DATA BLOCK.
>> Start

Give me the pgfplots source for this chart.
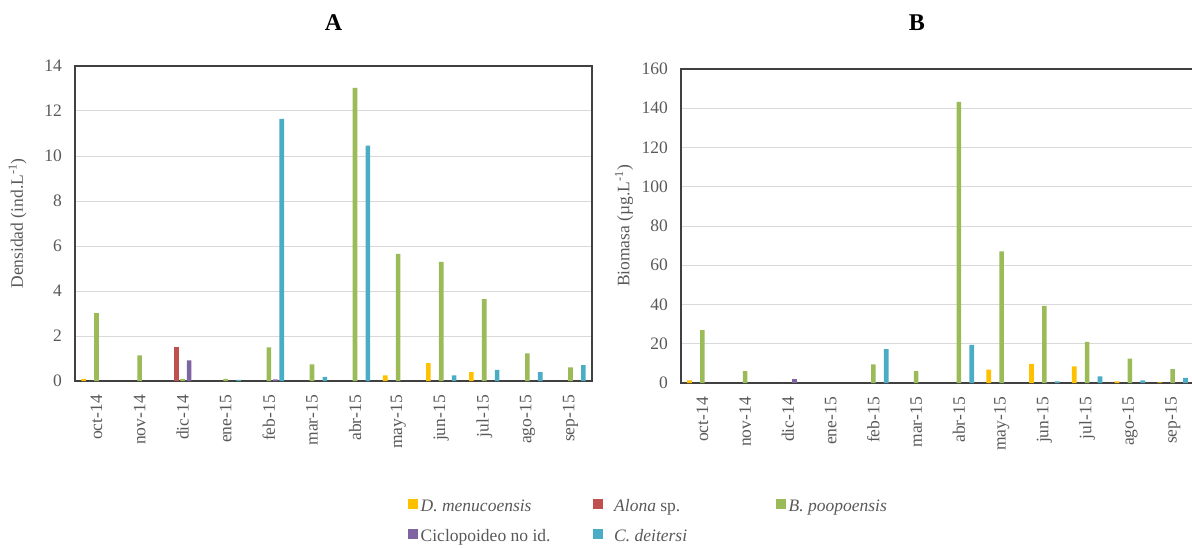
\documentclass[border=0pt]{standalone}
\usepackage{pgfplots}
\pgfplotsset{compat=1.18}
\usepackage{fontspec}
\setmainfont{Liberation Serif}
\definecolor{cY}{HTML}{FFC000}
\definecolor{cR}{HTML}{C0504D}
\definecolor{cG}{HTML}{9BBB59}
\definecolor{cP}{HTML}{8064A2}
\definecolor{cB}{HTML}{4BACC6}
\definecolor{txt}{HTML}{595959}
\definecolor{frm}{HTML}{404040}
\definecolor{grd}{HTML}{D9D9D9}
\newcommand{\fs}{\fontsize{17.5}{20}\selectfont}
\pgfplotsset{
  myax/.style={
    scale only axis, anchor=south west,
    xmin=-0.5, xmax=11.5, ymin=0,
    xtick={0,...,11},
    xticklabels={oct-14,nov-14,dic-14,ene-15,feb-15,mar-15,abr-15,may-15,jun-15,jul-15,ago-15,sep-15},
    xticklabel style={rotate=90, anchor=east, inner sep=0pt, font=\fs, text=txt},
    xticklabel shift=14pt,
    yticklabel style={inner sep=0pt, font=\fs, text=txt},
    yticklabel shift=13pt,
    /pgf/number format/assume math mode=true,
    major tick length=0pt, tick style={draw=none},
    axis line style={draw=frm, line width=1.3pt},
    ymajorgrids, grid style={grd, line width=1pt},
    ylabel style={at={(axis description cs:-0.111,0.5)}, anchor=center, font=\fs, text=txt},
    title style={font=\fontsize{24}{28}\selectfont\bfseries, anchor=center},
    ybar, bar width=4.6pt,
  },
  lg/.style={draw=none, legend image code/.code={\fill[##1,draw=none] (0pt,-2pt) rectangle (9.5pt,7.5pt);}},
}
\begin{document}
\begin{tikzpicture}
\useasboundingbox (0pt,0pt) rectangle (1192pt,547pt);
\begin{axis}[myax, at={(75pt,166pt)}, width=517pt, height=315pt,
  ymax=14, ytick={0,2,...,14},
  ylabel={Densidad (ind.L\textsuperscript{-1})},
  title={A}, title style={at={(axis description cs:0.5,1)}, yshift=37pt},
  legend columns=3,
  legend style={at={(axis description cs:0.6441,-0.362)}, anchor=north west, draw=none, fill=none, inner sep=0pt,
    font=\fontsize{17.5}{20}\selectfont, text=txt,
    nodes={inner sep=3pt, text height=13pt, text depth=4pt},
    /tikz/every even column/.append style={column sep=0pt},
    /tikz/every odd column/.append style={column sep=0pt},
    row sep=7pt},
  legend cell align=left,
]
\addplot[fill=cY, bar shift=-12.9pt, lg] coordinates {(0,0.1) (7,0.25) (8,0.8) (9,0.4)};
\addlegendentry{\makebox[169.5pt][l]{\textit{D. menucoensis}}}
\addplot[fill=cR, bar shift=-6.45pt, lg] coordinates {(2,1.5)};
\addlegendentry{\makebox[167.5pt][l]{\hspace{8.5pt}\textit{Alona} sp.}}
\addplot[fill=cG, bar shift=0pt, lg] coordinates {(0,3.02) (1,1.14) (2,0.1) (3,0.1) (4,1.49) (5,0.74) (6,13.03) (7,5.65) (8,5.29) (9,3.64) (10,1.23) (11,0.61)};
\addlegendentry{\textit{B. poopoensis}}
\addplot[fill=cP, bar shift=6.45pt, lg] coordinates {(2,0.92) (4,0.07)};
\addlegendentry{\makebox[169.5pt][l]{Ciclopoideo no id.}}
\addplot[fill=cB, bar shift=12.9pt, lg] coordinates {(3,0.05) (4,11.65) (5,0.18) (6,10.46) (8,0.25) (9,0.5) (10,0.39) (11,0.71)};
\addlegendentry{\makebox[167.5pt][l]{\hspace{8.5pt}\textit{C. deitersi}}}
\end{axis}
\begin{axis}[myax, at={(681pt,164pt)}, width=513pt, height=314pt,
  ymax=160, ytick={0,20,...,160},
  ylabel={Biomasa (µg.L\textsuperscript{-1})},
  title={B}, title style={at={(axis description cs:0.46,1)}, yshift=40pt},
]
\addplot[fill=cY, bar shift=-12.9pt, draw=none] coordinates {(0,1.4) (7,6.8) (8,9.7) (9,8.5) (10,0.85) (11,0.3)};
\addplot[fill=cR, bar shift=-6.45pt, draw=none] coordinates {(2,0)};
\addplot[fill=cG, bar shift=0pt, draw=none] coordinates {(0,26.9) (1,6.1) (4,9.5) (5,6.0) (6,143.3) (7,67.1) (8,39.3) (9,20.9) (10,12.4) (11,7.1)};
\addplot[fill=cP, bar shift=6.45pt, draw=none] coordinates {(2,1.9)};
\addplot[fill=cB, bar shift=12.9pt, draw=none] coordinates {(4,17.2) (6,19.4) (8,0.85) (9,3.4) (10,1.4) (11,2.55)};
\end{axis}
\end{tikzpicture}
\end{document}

>> End

DESCRIPTION OF THE TASK.
Repeat the lines above exactly, and keep every picture out.

RESULT FOR THIS EXERCISE.
Give me the pgfplots source for this chart.
\documentclass[border=0pt]{standalone}
\usepackage{pgfplots}
\pgfplotsset{compat=1.18}
\usepackage{fontspec}
\setmainfont{Liberation Serif}
\definecolor{cY}{HTML}{FFC000}
\definecolor{cR}{HTML}{C0504D}
\definecolor{cG}{HTML}{9BBB59}
\definecolor{cP}{HTML}{8064A2}
\definecolor{cB}{HTML}{4BACC6}
\definecolor{txt}{HTML}{595959}
\definecolor{frm}{HTML}{404040}
\definecolor{grd}{HTML}{D9D9D9}
\newcommand{\fs}{\fontsize{17.5}{20}\selectfont}
\pgfplotsset{
  myax/.style={
    scale only axis, anchor=south west,
    xmin=-0.5, xmax=11.5, ymin=0,
    xtick={0,...,11},
    xticklabels={oct-14,nov-14,dic-14,ene-15,feb-15,mar-15,abr-15,may-15,jun-15,jul-15,ago-15,sep-15},
    xticklabel style={rotate=90, anchor=east, inner sep=0pt, font=\fs, text=txt},
    xticklabel shift=14pt,
    yticklabel style={inner sep=0pt, font=\fs, text=txt},
    yticklabel shift=13pt,
    /pgf/number format/assume math mode=true,
    major tick length=0pt, tick style={draw=none},
    axis line style={draw=frm, line width=1.3pt},
    ymajorgrids, grid style={grd, line width=1pt},
    ylabel style={at={(axis description cs:-0.111,0.5)}, anchor=center, font=\fs, text=txt},
    title style={font=\fontsize{24}{28}\selectfont\bfseries, anchor=center},
    ybar, bar width=4.6pt,
  },
  lg/.style={draw=none, legend image code/.code={\fill[##1,draw=none] (0pt,-2pt) rectangle (9.5pt,7.5pt);}},
}
\begin{document}
\begin{tikzpicture}
\useasboundingbox (0pt,0pt) rectangle (1192pt,547pt);
\begin{axis}[myax, at={(75pt,166pt)}, width=517pt, height=315pt,
  ymax=14, ytick={0,2,...,14},
  ylabel={Densidad (ind.L\textsuperscript{-1})},
  title={A}, title style={at={(axis description cs:0.5,1)}, yshift=37pt},
  legend columns=3,
  legend style={at={(axis description cs:0.6441,-0.362)}, anchor=north west, draw=none, fill=none, inner sep=0pt,
    font=\fontsize{17.5}{20}\selectfont, text=txt,
    nodes={inner sep=3pt, text height=13pt, text depth=4pt},
    /tikz/every even column/.append style={column sep=0pt},
    /tikz/every odd column/.append style={column sep=0pt},
    row sep=7pt},
  legend cell align=left,
]
\addplot[fill=cY, bar shift=-12.9pt, lg] coordinates {(0,0.1) (7,0.25) (8,0.8) (9,0.4)};
\addlegendentry{\makebox[169.5pt][l]{\textit{D. menucoensis}}}
\addplot[fill=cR, bar shift=-6.45pt, lg] coordinates {(2,1.5)};
\addlegendentry{\makebox[167.5pt][l]{\hspace{8.5pt}\textit{Alona} sp.}}
\addplot[fill=cG, bar shift=0pt, lg] coordinates {(0,3.02) (1,1.14) (2,0.1) (3,0.1) (4,1.49) (5,0.74) (6,13.03) (7,5.65) (8,5.29) (9,3.64) (10,1.23) (11,0.61)};
\addlegendentry{\textit{B. poopoensis}}
\addplot[fill=cP, bar shift=6.45pt, lg] coordinates {(2,0.92) (4,0.07)};
\addlegendentry{\makebox[169.5pt][l]{Ciclopoideo no id.}}
\addplot[fill=cB, bar shift=12.9pt, lg] coordinates {(3,0.05) (4,11.65) (5,0.18) (6,10.46) (8,0.25) (9,0.5) (10,0.39) (11,0.71)};
\addlegendentry{\makebox[167.5pt][l]{\hspace{8.5pt}\textit{C. deitersi}}}
\end{axis}
\begin{axis}[myax, at={(681pt,164pt)}, width=513pt, height=314pt,
  ymax=160, ytick={0,20,...,160},
  ylabel={Biomasa (µg.L\textsuperscript{-1})},
  title={B}, title style={at={(axis description cs:0.46,1)}, yshift=40pt},
]
\addplot[fill=cY, bar shift=-12.9pt, draw=none] coordinates {(0,1.4) (7,6.8) (8,9.7) (9,8.5) (10,0.85) (11,0.3)};
\addplot[fill=cR, bar shift=-6.45pt, draw=none] coordinates {(2,0)};
\addplot[fill=cG, bar shift=0pt, draw=none] coordinates {(0,26.9) (1,6.1) (4,9.5) (5,6.0) (6,143.3) (7,67.1) (8,39.3) (9,20.9) (10,12.4) (11,7.1)};
\addplot[fill=cP, bar shift=6.45pt, draw=none] coordinates {(2,1.9)};
\addplot[fill=cB, bar shift=12.9pt, draw=none] coordinates {(4,17.2) (6,19.4) (8,0.85) (9,3.4) (10,1.4) (11,2.55)};
\end{axis}
\end{tikzpicture}
\end{document}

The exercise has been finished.